- Classification: Division I
- Season: 2020–21
- Teams: 8
- Site: UNF Arena & Swisher Gymnasium Jacksonville, FL
- Champions: Liberty (3rd title)
- Winning coach: Ritchie McKay (3rd title)
- MVP: Darius McGhee (Liberty)
- Television: ESPN, ESPN+

= 2021 ASUN men's basketball tournament =

The 2021 ASUN men's basketball tournament was the conference postseason tournament for the ASUN Conference. The tournament was the 42nd year the league has conducted a postseason tournament. The tournament was held March 4–7, 2021 in Jacksonville, Florida. Quarterfinals were played at both Swisher Gymnasium and UNF Arena, while the semifinals and finals were held solely at UNF Arena. The eligible winner received the conference's automatic bid to the NCAA tournament.

When No. 5 seeded North Alabama defeated No. 6 Florida Gulf Coast in the second semifinal game, Liberty was awarded the ASUN automatic bid to the NCAA tournament since North Alabama is ineligible as a team transitioning to Division I.

==Seeds==
All of the teams, except for Jacksonville, in the conference standings qualified for the tournament. Jacksonville cancelled their season after going 11–13, so they did not compete in the conference tournament. The teams were seeded by their record in conference play, with a tiebreaker system to seed teams with identical conference records.

The two tiebreakers used by the ASUN are: 1) head-to-head record of teams with identical record and 2) NCAA NET Rankings available on day following the conclusion of ASUN regular season play.
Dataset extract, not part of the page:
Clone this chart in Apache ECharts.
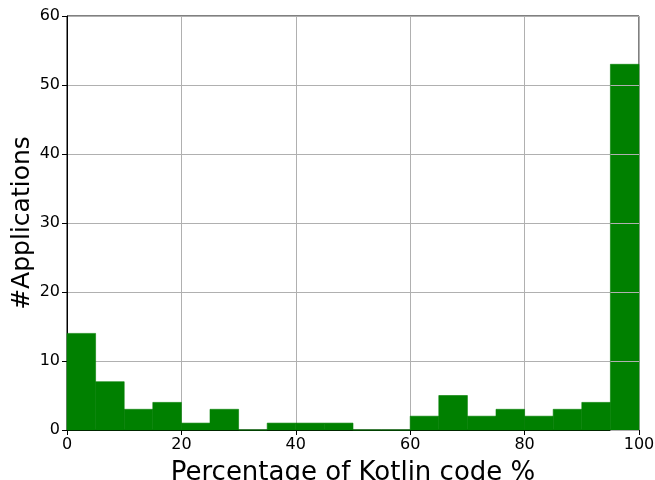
<!DOCTYPE html>
<html>
<head>
<meta charset="utf-8">
<script src="https://cdn.jsdelivr.net/npm/echarts@6/dist/echarts.min.js"></script>
<style>html,body{margin:0;padding:0;background:#fff}#c{width:655px;height:480px}</style>
</head>
<body>
<div id="c"></div>
<script>
const binStarts = [0,5,10,15,20,25,30,35,40,45,50,55,60,65,70,75,80,85,90,95];
const binEnds   = [5,10,15,20,25,30,35,40,45,50,55,60,65,70,75,80,85,90,95,100];
const counts    = [14,7,3,4,1,3,0,1,1,1,0,0,2,5,2,3,2,3,4,53];
const xTicks = [0,20,40,60,80,100];
const yTicks = [0,10,20,30,40,50,60];
const xTitle = 'Percentage of Kotlin code %';
const yTitle = '#Applications';

const W = 655, gLeft = 67, gRight = 16, gTop = 16, gBottom = 50;
const xMin = 0, xMax = 100;
const pw = W - gLeft - gRight;
const lastStart = binStarts[binStarts.length - 1];
const overlayLeft = gLeft + pw * (lastStart - xMin) / (xMax - xMin);

const font = 'DejaVu Sans';
const chart = echarts.init(document.getElementById('c'), null, {renderer: 'canvas'});
const data = counts.map((c, i) => [binStarts[i], binEnds[i], c]);

chart.setOption({
  animation: false,
  grid: [
    {left: gLeft, right: gRight, top: gTop, bottom: gBottom, show: true, borderColor: '#000', borderWidth: 1, z: 0, containLabel: false, outerBoundsMode: 'none'},
    {left: overlayLeft, right: gRight, top: gTop, bottom: gBottom, show: false, containLabel: false, outerBoundsMode: 'none'}
  ],
  xAxis: [{
    type: 'value', gridIndex: 0, min: xMin, max: xMax, interval: 20,
    name: xTitle, nameLocation: 'middle', nameGap: 30,
    nameTextStyle: {fontFamily: font, fontSize: 26, color: '#000'},
    axisLine: {show: true, lineStyle: {color: '#000', width: 1}},
    axisTick: {show: true, length: 5, lineStyle: {color: '#000'}},
    axisLabel: {fontFamily: font, fontSize: 16, color: '#000', margin: 7, showMaxLabel: true, showMinLabel: true},
    splitLine: {show: true, lineStyle: {color: '#b0b0b0', width: 1}}
  }, {
    type: 'value', gridIndex: 1, min: lastStart, max: xMax, show: false
  }],
  yAxis: [{
    type: 'value', gridIndex: 0, min: 0, max: 60, interval: 10,
    name: yTitle, nameLocation: 'middle', nameGap: 32, nameRotate: 90, nameMoveOverlap: false,
    nameTextStyle: {fontFamily: font, fontSize: 25, color: '#000'},
    axisLine: {show: true, lineStyle: {color: '#000', width: 1}},
    axisTick: {show: true, length: 5, lineStyle: {color: '#000'}},
    axisLabel: {fontFamily: font, fontSize: 16, color: '#000', margin: 7},
    splitLine: {show: true, lineStyle: {color: '#b0b0b0', width: 1}}
  }, {
    type: 'value', gridIndex: 1, min: 0, max: 60, interval: 10, z: 10,
    axisLine: {show: false}, axisTick: {show: false}, axisLabel: {show: false},
    splitLine: {show: true, lineStyle: {color: '#b0b0b0', width: 1}}
  }],
  series: [{
    type: 'custom',
    xAxisIndex: 0, yAxisIndex: 0,
    data: data,
    encode: {x: [0, 1], y: 2},
    renderItem: function (params, api) {
      const p0 = api.coord([api.value(0), api.value(2)]);
      const p1 = api.coord([api.value(1), 0]);
      return {
        type: 'rect',
        shape: {x: p0[0], y: p0[1], width: p1[0] - p0[0], height: p1[1] - p0[1]},
        style: {fill: '#008000', stroke: '#008000', lineWidth: 0.6}
      };
    },
    z: 2
  }, {
    type: 'line', xAxisIndex: 1, yAxisIndex: 1, data: [], silent: true
  }]
});
</script>
</body>
</html>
| Seed | School | Conference | Tiebreaker |
|---|---|---|---|
| 1 | Liberty | 11–2 |  |
| 2 | Bellarmine | 10–3 |  |
| 3 | Lipscomb | 9–5 |  |
| 4 | North Florida | 6–6 |  |
| 5 | North Alabama | 7–8 |  |
| 6 | Florida Gulf Coast | 4–5 |  |
| 7 | Stetson | 7–9 |  |
| 8 | Kennesaw State | 2–13 |  |

==Schedule==

Game: Time; Matchup; Score; Television; Attendance
Quarterfinals – Thursday, March 4
1: 2:00 pm; No. 1 Liberty vs. No. 8 Kennesaw State; 69–59; ESPN+
2: 2:00 pm; No. 4 North Florida vs. No. 5 North Alabama; 60–68
3: 7:00 pm; No. 3 Lipscomb vs. No. 6 Florida Gulf Coast; 60–72
4: 7:00 pm; No. 2 Bellarmine vs. No. 7 Stetson; 70–73
Semifinals – Friday, March 5
5: 2:00 pm; No. 1 Liberty vs. No. 7 Stetson; 77–64; ESPN+
6: 7:00 pm; No. 5 North Alabama vs No. 6 Florida Gulf Coast; 96–81
Championship – Sunday, March 7
7: 2:00 pm; No. 1 Liberty vs. No. 5 North Alabama; 79–75; ESPN
Game times in ET. Rankings denote tournament seeding.